Dans ses confidences radiophoniques (qui peuvent s’écouter sur France Culture en son application numérique) à Marguerite Taos Amrouche, Jean Giono se livre suivant l’indication de son intervieweuse : « Je suis là pour vous demander de nous raconter librement vos souvenirs et aussi ces histoires que vous improvisez pour tous ceux qui ont le privilège de vous entendre, le soir, quand vous fumez votre petite pipe. »
De telles mémoires sont passionnants. Avec simplicité et humour mais sans en rajouter dans le style Pagnol, l’auteur ramène à la gestation de son oeuvre et sa publication. Grasset pensa que Colline (envoyé par un ami de l’auteur) était le fait d’un écrivain confirmé — eu égard à la qualité du manuscrit — qui se cachait sous un pseudonyme.
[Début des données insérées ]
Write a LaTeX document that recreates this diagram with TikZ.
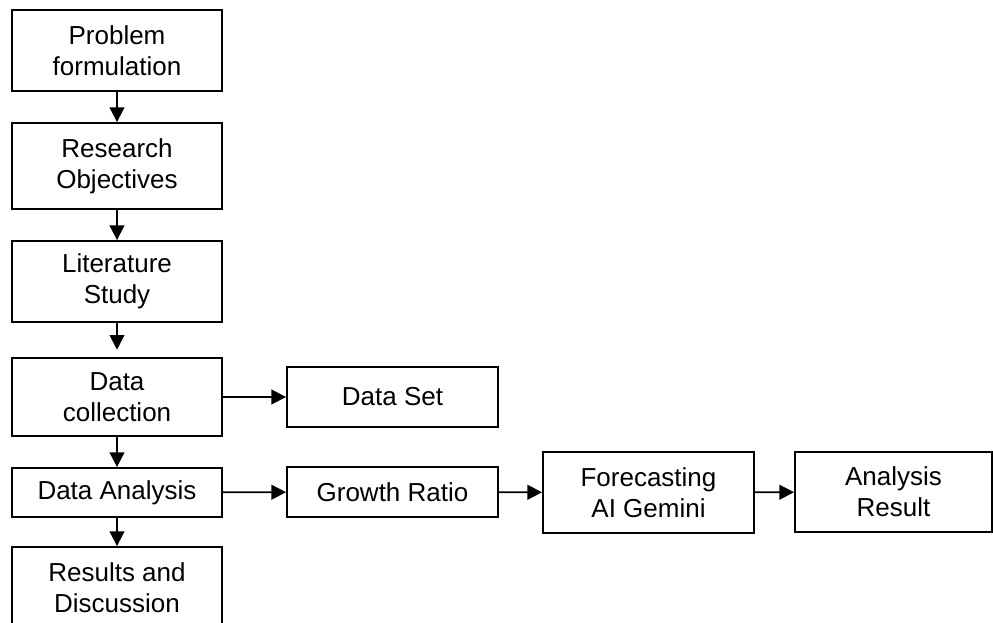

C’est seulement lors de sa montée à Paris pour la publication de l’ouvrage que l’éditeur comprend qu’il ne s’agit pas d’une supercherie…
Celui qui avait signé avec lui un contrat pour trois livres lui remet sine die les deux autres (puisque sept était déjà écrits !). Et ce, avant d’en publier trois autres chez Gallimard puis de revenir un temps chez Grasset. … L’auteur ne prend jamais de pose pour expliquer son atelier de la création.
Se comprend sa poétique descriptive des lieux et des hommes fondée sur leur connaissance. Et ce, plus particulièrement lorsqu’il était courtier de titres en campagne (à tous les sens du terme…) pour la banque qui l’employait. Il donne au passage toute une théorie pratique de la vente et avoue ces moments d’écriture “pris” sur son temps de travail.
Mais il évoque autant la guerre — dont il connut les tranchées — avec une grande pudeur mais en rappelant l’essentiel. Pas question à Verdun ou au Chemin des Dames d’écrire : il s’agissait de sauver sa peau — entre autres dans le bataillon de 160 hommes dont il fut un des deux survivants.
L’ensemble des propos est parfaitement monté dans une construction enjouée à travers souvenirs, portraits, anecdotes qui ont fourni la matière des romans et nouvelles de Giono. Se retrouvent parfaitement son talent de conteur et toute sa simplicité si bien que de tels entretiens dépassent largement l’aspect de document ou de marginalia.
La complicité est constante entre les deux interlocuteurs et le livre reste la propédeutique idéale à une oeuvre qui, au fil du temps, ne perd rien de sa force.
Bien au contraire.
jean-paul gavard-perret
Jean Giono, Propos et récits. Entretiens improvisés avec Marguerite Taos Amrouche, Gallimard, coll. Blanche, Paris 2020. Publié le 5 novembre.